He gets calls about cats stuck in trees, about potholes and people making noise in the middle of the night.
While the mayor says he takes all of these calls seriously, he is befuddled about the complaints he doesn't hear.
"Gas is nearly $4 a gallon, and nobody complains or tries to do anything about it," Kasprzak said recently.
"I can't believe that. Where is the outrage?"
Aside from just voicing his concern, the mayor and the city are stepping up to actually do something about the high costs of energy.
The city is unleashing a whole new wave of energy-saving programs that are designed not only to save money, but make the city more green.
"Hopefully, all of the energy savings we realize will help the bottom line for all ratepayers and allow us to pursue green initiatives that are long overdue for this city."
The energy-saving programs stem from the statewide Independent Energy Efficiency Program (IEEP) that serves many of the municipal electric utilities in the state including Plattsburgh, Lake Placid and Rouses Point.
Tupper Lake will soon be joining.
The program was established in 2001 to implement ways of saving energy use and costs.

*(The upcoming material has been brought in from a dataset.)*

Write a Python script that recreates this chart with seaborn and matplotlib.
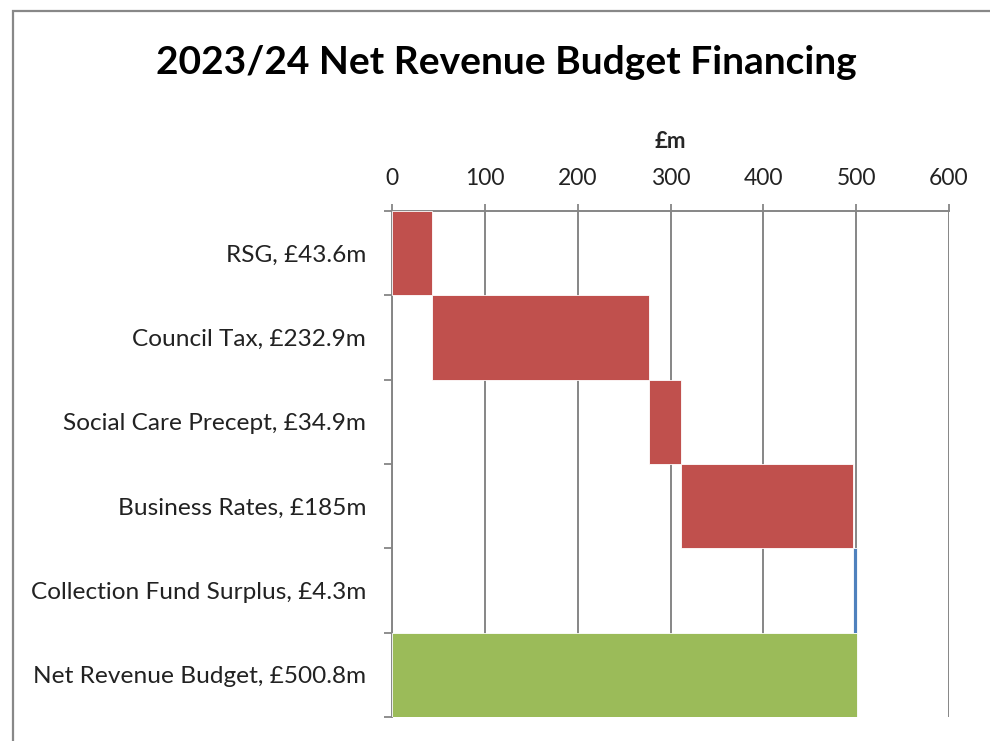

It is funded through a small surcharge on each municipal ratepayer's monthly bill of about $2 per month.
Each municipality receives a portion of the fund each year to sponsor energy-saving programs.
Refrigerator replacements, improved lighting and added insulation are just some of the dozens of programs that have been offered.
The city has up to about $1.2 million in its IEEP fund but has only spent about $200,000 to $250,000 each year on changes.
The mayor, who took office in 2007, is puzzled by that.
"I don't know why more was not spent, but we are going to change that," he said.
"This is the ratepayer's money, and it is designed to save on energy, and we are going make sure that the ratepayers benefit from this."
In addition to offering residents several rebate programs, the city will be making significant changes to many of its buildings.
"It cost us $8,000 a month to heat and light the Crete (Memorial Civic Center)," Kasprzak said.
"Can you believe that? We've got to get that down."
About $350,000 of the IEEP money is slated to go toward a new energy-efficient heating system for the Crete.
Another $250,000 is earmarked for energy-efficient lighting in the city, and about $200,000 will go toward a residential insulation program.
The city will also replace a natural-gas generator at the police station for a more efficient model and the rotted doors at the fire station.
All told, the city will spend just about all of the $1.2 million in the IEEP fund on energy-saving programs.
"The fund gets replenished each year, and we will continue to develop better ways to save on energy costs," Kasprzak said.
Municipal Electric Department Manager William Treacy said the investment in the energy-saving programs will easily pay for itself within five to 10 years.
"It really does make a difference, especially in the winter when we have to buy supplemental power," he said.
The city, through its Municipal Electric Department, enjoys some of the lowest utility rates in the country and has for decades.
Its MLD gets its energy supply largely from cheap hydropower generated on the St. Lawrence River. But it is allowed only so much from the energy pool, which also supplies other municipalities.
If the city needs more energy than its allotted hydropower, it must supplement its supply with more expensive nuclear energy.
The mayor is urging city residents to participate in the wide range of programs that are available.
"You can get trees planted, get air conditioners removed, rebates for new refrigerators. We have all kinds of programs, and I ask people to call MLD to get more information."
"We will do our best to accommodate as many people as we can, but we can't do it all overnight," Kasprzak said.
"Still, we are on our way to taking more green initiatives for this city."